Species of bacterium

Rhodospirillum rubrum (R. rubrum) is a Gram-negative bacterium, with a size of 0.8-1 μm. It is phylogenetically classified as a purple nonsulfur bacterium. It is a facultative anaerobe with a large set of possible metabolisms depending on the conditions of its environment. It's capable of using oxygen for aerobic respiration under aerobic conditions, or an alternative terminal electron acceptor for anaerobic respiration under anaerobic conditions. Alternative terminal electron acceptors for R. rubrum include dimethyl sulfoxide or trimethylamine oxide.

Under aerobic growth photosynthesis is genetically suppressed and R. rubrum is then colorless. After the exhaustion of oxygen, R. rubrum immediately starts the production of photosynthesis apparatus including membrane proteins, bacteriochlorophylls and carotenoids, i.e. the bacterium becomes photosynthesis active. The repression mechanism for the photosynthesis is poorly understood. The photosynthesis of R. rubrum differs from that of plants as it possesses not chlorophyll a, but bacteriochlorophylls. While bacteriochlorophyll can absorb light up to a maximum wavelength of 800 to 925 nm, chlorophyll absorbs light having a maximum wavelength of 660 to 680 nm. R. rubrum is a spiral-shaped bacterium (spirillum, plural form: spirilla).

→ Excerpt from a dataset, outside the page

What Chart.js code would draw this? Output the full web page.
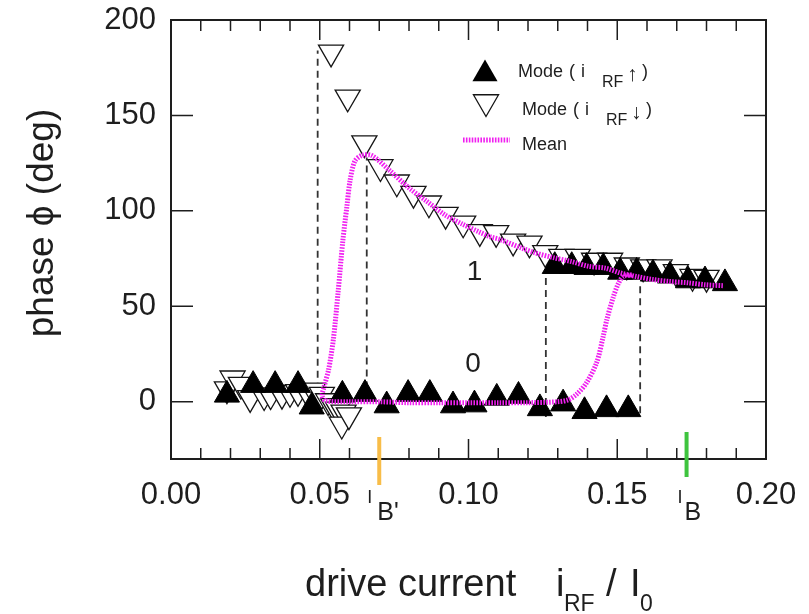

R. rubrum is also a nitrogen fixing bacterium, i.e., it can express and regulate nitrogenase, a protein complex that can catalyse the conversion of atmospheric dinitrogen into ammonia. When the bacteria are exposed to ammonia, darkness, and phenazine methosulfate, nitrogen fixation stops. Due to this important property, R. rubrum has been the test subject of many different groups, so as to understand the complex regulatory schemes required for this reaction to occur. It was in R. rubrum that, for the first time, post-translational regulation of nitrogenase was demonstrated. Nitrogenase is modified by an ADP-ribosylation in the arginine residue 101 (Arg101) in response to the so-called "switch-off" effectors - glutamine or ammonia - and darkness.

R. rubrum has several potential uses in biotechnology:
- Quantitative accumulation of PHB (polyhydroxybutyrate) precursors in the cell for the production of bioplastic.
- Production of biological hydrogen fuel.
- Model system for studying the conversion from light energy to chemical energy and regulatory pathways of the nitrogen fixation system.